The ability to solve the structures of important proteins can be enhanced by increasing the probability of obtaining suitable crystals. Co-crystallization of the proteins with metal-chelate complexes (MCCs) show promise in achieving this goal. In this study, six lanthanide ligand complexes, [Tb(HDPA)3]3- , [Tb(DPA)3]3-, [Tb(HDPA)3-n(DPA)n]n=0-3, [Gd(DTPA)]2-, [Eu(DOTA-4Amc)]- and [Tm(DOTP)]5- were used in crystallization trials with eight test proteins, concanavalin A, glucose isomerase, beta amylase, alpha lactalbumin, thermolysin, lipase B, lysozyme and streptavidin under customized grid screens to observe their ability to enhance crystallization of the proteins. A new crystal form of the streptavidin-biotin complex (C222) was facilitated by co-crystallization with [Tb(DPA)3]3- under conditions that were not previously reported for the protein.

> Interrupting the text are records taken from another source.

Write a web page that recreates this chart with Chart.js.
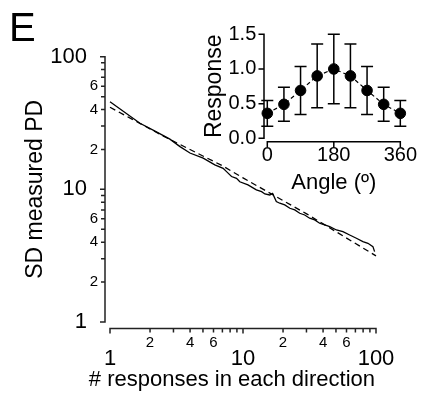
<!DOCTYPE html>
<html><head><meta charset="utf-8">
<script src="https://cdn.jsdelivr.net/npm/chart.js@4/dist/chart.umd.min.js"></script>
<style>
html,body{margin:0;padding:0;background:#fff;}
#wrap{position:relative;width:422px;height:393px;overflow:hidden;font-family:"Liberation Sans",Arial,sans-serif;}
#main{position:absolute;left:0;top:0;width:422px;height:393px;}
#inset{position:absolute;left:190px;top:0;width:232px;height:200px;}
#panel{position:absolute;left:9px;top:7px;font-size:40px;line-height:40px;color:#000;}
</style></head><body>
<div id="wrap">
<canvas id="main" width="422" height="393"></canvas>
<canvas id="inset" width="232" height="200"></canvas>
<div id="panel">E</div>
</div>
<script>
// ---- main panel data (log-log) ----
const nResponses = [1, 1.68, 2.18, 2.82, 3.36, 3.99, 5.02, 6.14, 7.09, 7.52, 8.2, 8.94, 9.46, 10.9, 12.6, 13.8, 14.6, 15.9, 16.7, 17.8, 18.9, 20.6, 22.5, 24.5, 26.7, 29.1, 31.7, 34.6, 37.7, 41.1, 44.9, 50.4, 56.4, 63.4, 71.2, 79.7, 87.0, 94.8, 97.6];
const sdMeasured = [45.8, 31.5, 27.5, 23.9, 21.0, 18.8, 17.2, 15.3, 14.4, 13.6, 12.5, 12.1, 11.4, 10.8, 9.9, 9.6, 9.23, 9.07, 9.31, 8.08, 7.86, 7.63, 7.20, 7.00, 6.60, 6.41, 6.06, 5.88, 5.55, 5.39, 5.24, 4.94, 4.80, 4.53, 4.28, 4.04, 3.92, 3.70, 3.39];
const fitN = [1, 2.5, 7.05, 10, 30.1, 58.1, 100];
const fitSD = [41.6, 25.3, 15.0, 12.2, 6.53, 4.38, 3.15];
const logTickValues = [1,2,3,4,5,6,7,8,9,10,20,30,40,50,60,70,80,90,100];
const logMajorValues = [1, 10, 100];
const logMinorLabels = {2:'2', 4:'4', 6:'6', 20:'2', 40:'4', 60:'6'};
const mainXTitle = '# responses in each direction';
const mainYTitle = 'SD measured PD';

// ---- inset data ----
const angles = [0, 45, 90, 135, 180, 225, 270, 315, 360];
const responses = [0.36, 0.49, 0.69, 0.90, 1.00, 0.90, 0.69, 0.49, 0.36];
const responseErr = [0.185, 0.245, 0.345, 0.46, 0.50, 0.46, 0.345, 0.245, 0.185];
const angleTicks = [0, 180, 360];
const responseTicks = [0, 0.5, 1.0, 1.5];
const insetXTitle = 'Angle (º)';
const insetYTitle = 'Response';

const FAMILY = "'Liberation Sans', Arial, Helvetica, sans-serif";
Chart.defaults.font.family = FAMILY;
Chart.defaults.color = '#000';

const offsetAxes = {
  id: 'offsetAxes',
  afterDraw(chart, args, o) {
    const {ctx, chartArea} = chart;
    const x = chart.scales.x, y = chart.scales.y;
    const ax = chartArea.left - o.gapX;
    const ay = chartArea.bottom + o.gapY;
    ctx.save();
    ctx.strokeStyle = o.color;
    ctx.lineWidth = o.width;
    ctx.lineCap = 'butt';
    ctx.beginPath();
    const yTop = y.getPixelForValue(y.max), yBot = y.getPixelForValue(y.min);
    ctx.moveTo(ax, yTop - o.width/2); ctx.lineTo(ax, yBot + o.width/2);
    y.ticks.forEach(t => {
      const py = y.getPixelForValue(t.value);
      const len = o.isMajorY(t.value) ? o.majorLen : o.minorLen;
      ctx.moveTo(ax, py); ctx.lineTo(ax - len, py);
    });
    const xL = x.getPixelForValue(x.min), xR = x.getPixelForValue(x.max);
    ctx.moveTo(xL - o.width/2, ay); ctx.lineTo(xR + o.width/2, ay);
    x.ticks.forEach(t => {
      const px = x.getPixelForValue(t.value);
      const len = o.isMajorX(t.value) ? o.majorLen : o.minorLen;
      ctx.moveTo(px, ay); ctx.lineTo(px, ay + len);
    });
    ctx.stroke();
    if (o.xTitle) {
      // axis title anchored to the right end of the x scale
      ctx.fillStyle = '#000';
      ctx.font = o.xTitle.size + 'px ' + FAMILY;
      ctx.textAlign = 'right';
      ctx.textBaseline = 'middle';
      ctx.fillText(o.xTitle.text, xR - 1, o.xTitle.y);
    }
    ctx.restore();
  }
};

const errorBars = {
  id: 'errorBars',
  beforeDatasetsDraw(chart, args, o) {
    const {ctx} = chart;
    const x = chart.scales.x, y = chart.scales.y;
    ctx.save();
    ctx.strokeStyle = '#000';
    ctx.lineWidth = o.width;
    ctx.beginPath();
    angles.forEach((a, i) => {
      const px = x.getPixelForValue(a);
      const top = y.getPixelForValue(responses[i] + responseErr[i]);
      const bot = y.getPixelForValue(responses[i] - responseErr[i]);
      ctx.moveTo(px, top); ctx.lineTo(px, bot);
      ctx.moveTo(px - o.cap, top); ctx.lineTo(px + o.cap, top);
      ctx.moveTo(px - o.cap, bot); ctx.lineTo(px + o.cap, bot);
    });
    ctx.stroke();
    ctx.restore();
  }
};

const isLogMajor = v => logMajorValues.includes(v);
const noGrid = {display: false, drawTicks: false, tickLength: 0};

new Chart(document.getElementById('main'), {
  type: 'line',
  data: {
    datasets: [
      {
        data: nResponses.map((n, i) => ({x: n, y: sdMeasured[i]})),
        borderColor: '#000', borderWidth: 1.3, pointRadius: 0, tension: 0, fill: false, clip: false
      },
      {
        data: fitN.map((n, i) => ({x: n, y: fitSD[i]})),
        borderColor: '#000', borderWidth: 1.3, borderDash: [6, 4], pointRadius: 0, tension: 0, fill: false, clip: false
      }
    ]
  },
  options: {
    responsive: false, animation: false, events: [],
    layout: {padding: {left: 0, top: 56.7, right: 46, bottom: 0}},
    plugins: {
      legend: {display: false}, tooltip: {enabled: false},
      offsetAxes: {gapX: 5, gapY: 6.5, color: '#222', width: 1.5, majorLen: 5, minorLen: 4,
        isMajorX: isLogMajor, isMajorY: isLogMajor,
        xTitle: {text: mainXTitle, size: 22, y: 380}}
    },
    scales: {
      x: {
        type: 'logarithmic', min: 1, max: 100,
        afterBuildTicks: s => { s.ticks = logTickValues.map(v => ({value: v})); },
        afterFit: s => { s.height = 71; },
        grid: noGrid, border: {display: false},
        ticks: {
          autoSkip: false, maxRotation: 0, minRotation: 0, padding: 13,
          font: c => (c.tick && isLogMajor(c.tick.value)) ? {family: FAMILY, size: 22, lineHeight: '16px'} : {family: FAMILY, size: 15, lineHeight: '16px'},
          callback: v => isLogMajor(v) ? ['', String(v)] : (logMinorLabels[v] || '')
        }
      },
      y: {
        type: 'logarithmic', min: 1, max: 100,
        afterBuildTicks: s => { s.ticks = logTickValues.map(v => ({value: v})); },
        afterFit: s => { s.width = 110; },
        grid: noGrid, border: {display: false},
        ticks: {
          autoSkip: false, padding: 12,
          font: c => (c.tick && isLogMajor(c.tick.value)) ? {family: FAMILY, size: 22} : {family: FAMILY, size: 15},
          callback: v => isLogMajor(v) ? String(v) + '\u2002' : (logMinorLabels[v] || '')
        },
        title: {display: true, text: mainYTitle, font: {family: FAMILY, size: 23, lineHeight: 1.2}, padding: {top: 22.2, bottom: 0}}
      }
    }
  },
  plugins: [offsetAxes]
});

new Chart(document.getElementById('inset'), {
  type: 'line',
  data: {
    datasets: [{
      data: angles.map((a, i) => ({x: a, y: responses[i]})),
      borderColor: '#000', borderWidth: 1.2, borderDash: [4, 3],
      pointRadius: 5.3, pointBackgroundColor: '#000', pointBorderColor: '#000', pointBorderWidth: 1,
      tension: 0, fill: false, clip: false
    }]
  },
  options: {
    responsive: false, animation: false, events: [],
    layout: {padding: {left: 0, top: 34.3, right: 18.7, bottom: 0}},
    plugins: {
      legend: {display: false}, tooltip: {enabled: false},
      offsetAxes: {gapX: 3.3, gapY: 3.4, color: '#000', width: 1.5, majorLen: 5.5, minorLen: 5.5,
        isMajorX: () => true, isMajorY: () => true},
      errorBars: {width: 1.5, cap: 6}
    },
    scales: {
      x: {
        type: 'linear', min: 0, max: 360,
        afterBuildTicks: s => { s.ticks = angleTicks.map(v => ({value: v})); },
        afterFit: s => { s.height = 61.7; },
        grid: noGrid, border: {display: false},
        ticks: {autoSkip: false, maxRotation: 0, minRotation: 0, padding: 5, font: {family: FAMILY, size: 20}, callback: v => String(v)},
        title: {display: true, text: insetXTitle, font: {family: FAMILY, size: 22, lineHeight: 1.2}, padding: {top: 0, bottom: 3.8}}
      },
      y: {
        type: 'linear', min: 0, max: 1.5,
        afterBuildTicks: s => { s.ticks = responseTicks.map(v => ({value: v})); },
        afterFit: s => { s.width = 77.3; },
        grid: noGrid, border: {display: false},
        ticks: {autoSkip: false, padding: 11, font: {family: FAMILY, size: 20}, callback: v => Number(v).toFixed(1)},
        title: {display: true, text: insetYTitle, font: {family: FAMILY, size: 23, lineHeight: 1.2}, padding: {top: 11.2, bottom: 0}}
      }
    }
  },
  plugins: [offsetAxes, errorBars]
});
</script>
</body></html>
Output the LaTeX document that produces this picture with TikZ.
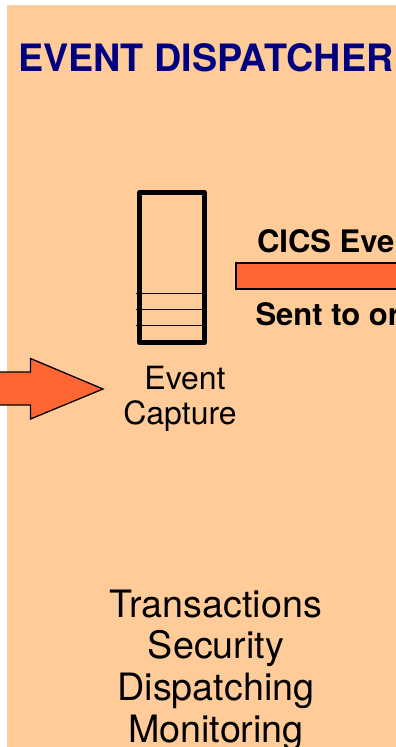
\documentclass[tikz,border=0pt]{standalone}
\usepackage{fontspec}
\setmainfont{TeX Gyre Heros}
\definecolor{panel}{HTML}{FFCC99}
\definecolor{flow}{HTML}{FF6633}
\definecolor{titleblue}{HTML}{000080}
\tikzset{
  x=1pt,y=-1pt,
  body/.style={inner sep=0pt,outer sep=0pt,anchor=base,font=\fontsize{37.7}{41}\selectfont},
  small/.style={inner sep=0pt,outer sep=0pt,anchor=base,font=\fontsize{32}{35}\selectfont},
  strong/.style={inner sep=0pt,outer sep=0pt,anchor=base west,font=\fontsize{31}{35}\selectfont\bfseries},
  flowshape/.style={fill=flow,draw=black,line width=1.3pt,line join=miter},
  rule/.style={draw=black,line width=1.3pt}
}
\begin{document}
\begin{tikzpicture}
\useasboundingbox (0,0) rectangle (396,747);
\clip (0,0) rectangle (396,747);
\fill[white] (0,0) rectangle (396,747);
\fill[panel] (7,5) rectangle (400,750);
\node[inner sep=0pt,anchor=base west,text=titleblue,font=\fontsize{37.7}{41}\selectfont\bfseries] (title) at (18,71) {EVENT DISPATCHER};
% queue
\draw[black,line width=5pt,line join=round] (139.5,192.5) rectangle (204.5,342.5);
\draw[rule] (135.5,293.5) -- (203,293.5);
\draw[rule] (135.5,309.5) -- (203,309.5);
\draw[rule] (135.5,325.5) -- (203,325.5);
% bar to the right
\draw[flowshape] (236,263) rectangle (410,289);
\node[strong] (cics) at (257,252) {CICS Eve};
\node[strong] (sent) at (255.5,325) {Sent to or};
% incoming block arrow
\draw[flowshape] (-10,372) -- (30.5,372) -- (30.5,358.5) -- (103,389) -- (30.5,419) -- (30.5,405) -- (-10,405) -- cycle;
\node[small] (event) at (185,389) {Event};
\node[small] (capture) at (180,424) {Capture};
\node[body] (t1) at (216,617) {Transactions};
\node[body] (t2) at (216,658) {Security};
\node[body] (t3) at (216,700) {Dispatching};
\node[body] (t4) at (216,742) {Monitoring};
\end{tikzpicture}
\end{document}
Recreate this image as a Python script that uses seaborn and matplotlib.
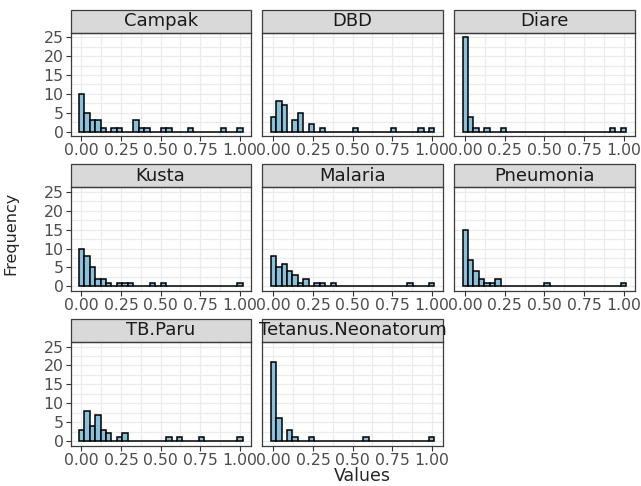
import pandas as pd
import numpy as np
import matplotlib.pyplot as plt
import seaborn as sns
from matplotlib.patches import Rectangle

##### DATA (bin counts, 30 bins centred on k/29) ##################################
diseases = ["Campak", "DBD", "Diare", "Kusta", "Malaria", "Pneumonia",
            "TB.Paru", "Tetanus.Neonatorum"]

campak = {0: 10, 1: 5, 2: 3, 3: 3, 4: 1, 6: 1, 7: 1, 10: 3, 11: 1, 12: 1,
          15: 1, 16: 1, 20: 1, 26: 1, 29: 1}
dbd = {0: 4, 1: 8, 2: 7, 4: 3, 5: 5, 7: 2, 9: 1, 15: 1, 22: 1, 27: 1, 29: 1}
diare = {0: 25, 1: 4, 2: 1, 4: 1, 7: 1, 27: 1, 29: 1}
kusta = {0: 10, 1: 8, 2: 5, 3: 2, 4: 2, 5: 1, 7: 1, 8: 1, 9: 1, 13: 1, 15: 1, 29: 1}
malaria = {0: 8, 1: 5, 2: 6, 3: 4, 4: 3, 5: 1, 6: 2, 8: 1, 9: 1, 11: 1, 25: 1, 29: 1}
pneumonia = {0: 15, 1: 7, 2: 4, 3: 2, 4: 1, 5: 1, 6: 2, 15: 1, 29: 1}
tb_paru = {0: 3, 1: 8, 2: 4, 3: 7, 4: 3, 5: 2, 7: 1, 8: 2, 16: 1, 18: 1, 22: 1, 29: 1}
tetanus = {0: 21, 1: 6, 3: 3, 4: 1, 7: 1, 17: 1, 29: 1}

counts = [campak, dbd, diare, kusta, malaria, pneumonia, tb_paru, tetanus]

N_BINS = 30
largura = 1 / (N_BINS - 1)
centros = np.arange(N_BINS) * largura
x_ini, x_fim = -largura / 2, 1 + largura / 2

linhas = []
for nome, c in zip(diseases, counts):
    for k in range(N_BINS):
        linhas.append({"disease": nome, "center": centros[k], "count": c.get(k, 0)})
df = pd.DataFrame(linhas)

##### PLOT ########################################################################
sns.set_theme(style="white")
plt.rcParams["font.family"] = ["DejaVu Sans"]

g = sns.FacetGrid(df, col="disease", col_wrap=3, col_order=diseases,
                  sharex=True, sharey=True, height=1.5, aspect=1.2)
g.map_dataframe(sns.histplot, x="center", weights="count", bins=N_BINS,
                binrange=(x_ini, x_fim),
                color="#87C1DD", edgecolor="black", alpha=1, linewidth=1.1)
g.figure.set_size_inches(6.41, 4.86)
g.figure.subplots_adjust(left=0.110, right=0.990, top=0.933, bottom=0.083,
                         wspace=0.065, hspace=0.49)

span = x_fim - x_ini
for i, (ax, nome) in enumerate(zip(g.axes.flat, diseases)):
    ax.set_xlim(x_ini - 0.05 * span, x_fim + 0.05 * span)
    ax.set_ylim(-1.25, 26.25)
    ax.set_xticks([0, 0.25, 0.5, 0.75, 1.0])
    ax.set_xticklabels(["0.00", "0.25", "0.50", "0.75", "1.00"])
    ax.set_xticks([0.125, 0.375, 0.625, 0.875], minor=True)
    ax.set_yticks([0, 5, 10, 15, 20, 25])
    ax.set_yticks([2.5, 7.5, 12.5, 17.5, 22.5], minor=True)
    ax.grid(True, which="both", color="#EBEBEB", linewidth=0.9)
    ax.set_axisbelow(True)
    for s in ax.spines.values():
        s.set_visible(True)
        s.set_color("#3C3C3C")
        s.set_linewidth(0.9)
    ax.tick_params(axis="both", which="major", direction="out", length=3.5,
                   width=0.8, color="#333333", labelsize=11.3, labelcolor="#4D4D4D",
                   pad=1.5, bottom=True, labelbottom=True)
    ax.tick_params(axis="both", which="minor", length=0)
    if i % 3 != 0:
        ax.tick_params(axis="y", left=False, labelleft=False)
    else:
        ax.tick_params(axis="y", left=True, labelleft=True)
    ax.set_title("")
    ax.set_xlabel("")
    ax.set_ylabel("")
    # faixa do título (strip)
    alto = 0.22
    faixa = Rectangle((0, 1), 1, alto, transform=ax.transAxes, clip_on=False,
                      facecolor="#D9D9D9", edgecolor="#3C3C3C", linewidth=0.9)
    ax.add_patch(faixa)
    t = ax.text(0.5, 1 + alto / 2, nome, transform=ax.transAxes, ha="center",
                va="center", fontsize=13, color="#1A1A1A")
    t.set_clip_path(faixa)

g.figure.supxlabel("Values", x=0.565, y=0.003, fontsize=12.5)
g.figure.supylabel("Frequency", x=0.006, y=0.52, fontsize=11.5)

plt.savefig("out.png", dpi=100)
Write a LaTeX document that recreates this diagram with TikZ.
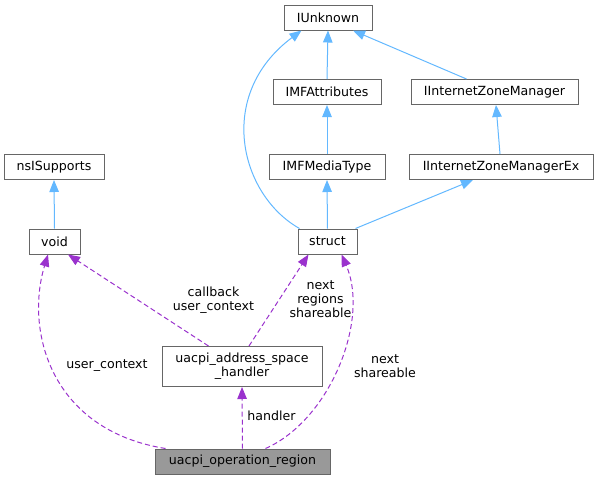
\documentclass[tikz,border=0pt]{standalone}
\usepackage{fontspec}
\setmainfont{DejaVu Sans}
\usetikzlibrary{arrows.meta,calc}
\definecolor{inhblue}{HTML}{63B8FF}
\definecolor{usepurple}{HTML}{9A32CD}
\definecolor{boxgray}{HTML}{666666}
\definecolor{opgray}{HTML}{999999}
\begin{document}
\begin{tikzpicture}[x=1pt,y=-1pt,
  box/.style={draw=boxgray, line width=1pt, fill=white, inner sep=0pt, minimum height=25pt,
    font=\fontsize{12.6}{14}\selectfont, align=center},
  lbl/.style={inner sep=0pt, font=\fontsize{12.6}{14}\selectfont, align=center},
  inh/.style={draw=inhblue, line width=1pt, -{Triangle[length=12pt,width=9.5pt]}},
  usage/.style={draw=usepurple, line width=1pt, dash pattern=on 5pt off 3pt,
    -{Triangle[length=12pt,width=9.5pt]}}]
\useasboundingbox (0,0) rectangle (598,480);
% nodes
\node[box, minimum width=88pt] (iunk) at (328,17.5) {IUnknown};
\node[box, minimum width=108pt] (imfa) at (327,92) {IMFAttributes};
\node[box, minimum width=167pt] (izm) at (494.5,92) {IInternetZoneManager};
\node[box, minimum width=116pt] (imft) at (327,167) {IMFMediaType};
\node[box, minimum width=184pt] (izmex) at (501,167) {IInternetZoneManagerEx};
\node[box, minimum width=100pt] (nssup) at (54,167) {nsISupports};
\node[box, minimum width=51pt] (void) at (54.5,241.5) {void};
\node[box, minimum width=59pt] (struct) at (327.5,241.5) {struct};
\node[box, minimum width=160pt, minimum height=40pt] (ash) at (242,366.5) {uacpi\_address\_space\\\_handler};
\node[box, fill=opgray, minimum width=175pt] (op) at (242.5,461.5) {uacpi\_operation\_region};
% inheritance edges
\draw[inh] (imfa.north) -- (iunk.south);
\draw[inh] ($(izm.north)+(-28,0)$) -- ($(iunk.south)+(25,0)$);
\draw[inh] (imft.north) -- (imfa.south);
\draw[inh] ($(izmex.north)+(-1,0)$) -- ($(izm.south)+(1.5,0)$);
\draw[inh] (struct.north) -- (imft.south);
\draw[inh] ($(struct.north east)+(-2,0)$) -- ($(izmex.south)+(-28,0)$);
\draw[inh] ($(struct.north west)+(2,0)$) .. controls (240,195) and (215,95) .. ($(iunk.south west)+(18,0)$);
\draw[inh] (void.north) -- (nssup.south);
% usage edges
\draw[usage] ($(ash.north west)+(47,0)$) -- ($(void.south)+(13.5,0)$);
\draw[usage] ($(ash.north)+(7,0)$) -- ($(struct.south)+(-19,0)$);
\draw[usage] (op.north) -- (ash.south);
\draw[usage] ($(op.north west)+(11,0)$) .. controls (50,430) and (25,330) .. ($(void.south)+(-6.5,0)$);
\draw[usage] ($(op.north)+(23,0)$) .. controls (330,420) and (370,320) .. ($(struct.south)+(14,0)$);
% labels
\node[lbl] (l1) at (213.5,300) {callback\\user\_context};
\node[lbl] (l2) at (320.5,299) {next\\regions\\shareable};
\node[lbl] (l3) at (271.5,416) {handler};
\node[lbl] (l4) at (107,366) {user\_context};
\node[lbl] (l5) at (385,366) {next\\shareable};
\end{tikzpicture}
\end{document}
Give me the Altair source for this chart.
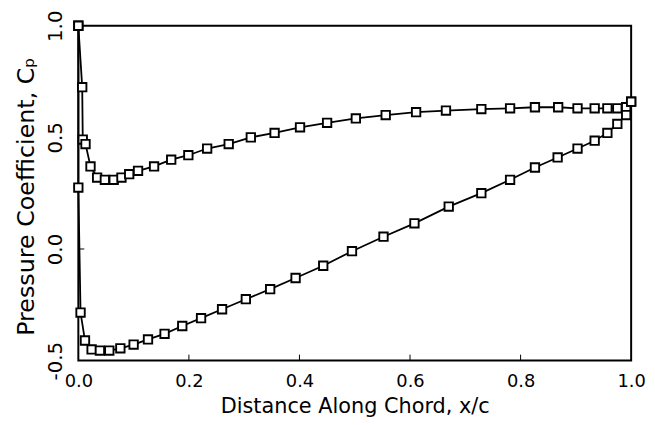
import altair as alt
import pandas as pd

# Upper curve (x/c, Cp)
upper_x = [0.0, 0.007, 0.008, 0.013, 0.022, 0.034, 0.048, 0.064, 0.078, 0.092, 0.108,
           0.137, 0.168, 0.199, 0.233, 0.272, 0.312, 0.355, 0.401, 0.450, 0.502,
           0.556, 0.611, 0.665, 0.729, 0.781, 0.826, 0.868, 0.903, 0.934, 0.957,
           0.975, 0.991, 1.0]
upper_cp = [1.0, 0.725, 0.49, 0.47, 0.37, 0.32, 0.31, 0.31, 0.32, 0.335, 0.35,
            0.37, 0.40, 0.42, 0.45, 0.47, 0.50, 0.52, 0.545, 0.565, 0.585,
            0.60, 0.613, 0.62, 0.627, 0.63, 0.635, 0.635, 0.63, 0.63, 0.63,
            0.63, 0.635, 0.66]

# Lower curve (x/c, Cp)
lower_x = [0.0, 0.0, 0.004, 0.012, 0.024, 0.039, 0.056, 0.076, 0.100, 0.126, 0.156,
           0.188, 0.222, 0.260, 0.303, 0.347, 0.393, 0.443, 0.495, 0.552, 0.608,
           0.670, 0.729, 0.781, 0.826, 0.867, 0.903, 0.934, 0.957, 0.975, 0.991, 1.0]
lower_cp = [1.0, 0.275, -0.285, -0.41, -0.45, -0.455, -0.455, -0.445, -0.428, -0.405, -0.38,
            -0.345, -0.31, -0.27, -0.225, -0.18, -0.13, -0.075, -0.01, 0.055, 0.115,
            0.19, 0.25, 0.31, 0.365, 0.41, 0.45, 0.485, 0.52, 0.56, 0.60, 0.66]

x_tick_values = [0.0, 0.2, 0.4, 0.6, 0.8, 1.0]
y_tick_values = [-0.5, 0.0, 0.5, 1.0]
x_inner_ticks = [0.2, 0.4, 0.6, 0.8]
y_inner_ticks = [0.0, 0.5]

rows = []
for i, (x, c) in enumerate(zip(upper_x, upper_cp)):
    rows.append({"x": x, "cp": c, "surface": "upper", "idx": i})
for i, (x, c) in enumerate(zip(lower_x, lower_cp)):
    rows.append({"x": x, "cp": c, "surface": "lower", "idx": i})
df = pd.DataFrame(rows)

FONT = "DejaVu Sans"

xscale = alt.Scale(domain=[0, 1], nice=False, zero=False)
yscale = alt.Scale(domain=[-0.5, 1.0], nice=False, zero=False)

label_expr = "datum.value < 0 ? '-' + format(-datum.value, '.1f') : format(datum.value, '.1f')"

x_axis = alt.Axis(values=x_tick_values, labelExpr=label_expr, title="Distance Along Chord, x/c",
                  ticks=False, tickSize=0, domain=False, grid=False,
                  labelFont=FONT, labelFontSize=18, labelColor="black", labelPadding=12,
                  labelFlush=False, labelOverlap=False,
                  titleFont=FONT, titleFontSize=21, titleFontWeight="normal", titleColor="black",
                  titleY=52, titleBaseline="alphabetic")
y_axis = alt.Axis(values=y_tick_values, labelExpr=label_expr, title="Pressure Coefficient, Cₚ",
                  ticks=False, tickSize=0, domain=False, grid=False,
                  labelFont=FONT, labelFontSize=20, labelColor="black", labelPadding=17,
                  labelAngle=270, labelAlign="center", labelBaseline="alphabetic",
                  labelFlush=False, labelOverlap=False,
                  titleFont=FONT, titleFontSize=24, titleFontWeight="normal", titleColor="black",
                  titleAngle=270, titleX=-45, titleY=172, titleBaseline="alphabetic",
                  titleAlign="center")

base = alt.Chart(df)
lines = base.mark_line(color="black", strokeWidth=1.8).encode(
    x=alt.X("x:Q", scale=xscale, axis=x_axis),
    y=alt.Y("cp:Q", scale=yscale, axis=y_axis),
    detail="surface:N",
    order="idx:Q",
)
points = base.mark_point(shape="square", filled=True, fill="white", stroke="black",
                         strokeWidth=1.9, size=72, opacity=1).encode(
    x=alt.X("x:Q", scale=xscale),
    y=alt.Y("cp:Q", scale=yscale),
)

xt = alt.Chart(pd.DataFrame({"t": x_inner_ticks})).mark_rule(color="black", strokeWidth=1).encode(
    x=alt.X("t:Q", scale=xscale), y=alt.value(338), y2=alt.value(332))
yt = alt.Chart(pd.DataFrame({"t": y_inner_ticks})).mark_rule(color="black", strokeWidth=1).encode(
    y=alt.Y("t:Q", scale=yscale), x=alt.value(0), x2=alt.value(6))

chart = alt.layer(xt, yt, lines, points).properties(
    width=558, height=338,
    background="white",
    autosize=alt.AutoSizeParams(type="none"),
    padding={"left": 71, "top": 16, "right": 16, "bottom": 55},
).configure_view(stroke="black", strokeWidth=2)

chart.save("out.html", embed_options={"renderer": "svg", "actions": False})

The crystal composed of sheets of streptavidin molecules held together by [Tb(DPA)3]3- complexes along the vertical 2-fold axes. Likewise this type of symmetric, rigid complexes can favor the bridging of symmetry related protein molecules and provide a symmetry point for the crystal on which to build. Also, it is evident that the [Tb(DPA)3]3- complexes are involved in interactions important to expand the lattice in the third dimension. Similarly a novel crystal form for concanavalin A was obtained in the presence of [Tb(HDPA)3]3- in the tetragonal space group P43212. The 4-hydroxyl groups of the ligands in [Tb(HDPA)3]3- could allow these complexes to interact with each other in addition to protein molecules. These inter-complex Interactions formed a network of [Tb(HDPA)3]3- complexes in the concanavalin A crystal, providing a stronger surface for the protein molecules to interact with and to build into a lattice. In addition, [Tb(HDPA)3-n(DPA)n]n=0-3, [Gd(DTPA)]2-, [Eu(DOTA-4Amc)]- and [Tm(DOTP)]5- promoted crystallization of the proteins under conditions, different from that of previously reported crystal structures. Co-crystallization with the metal-chelate complexes has the added advantage of incorporating lanthanides, which are strong anomalous scatterers that can be used to solve the structure by anomalous dispersion. Additionally, fluorescence microscopy could be used to separate protein crystals from small molecule crystals of certain MCCs. In conclusion, the lanthanide chelate complexes can enhance protein crystallization via introducing crystal contacts and/or by promoting nucleation.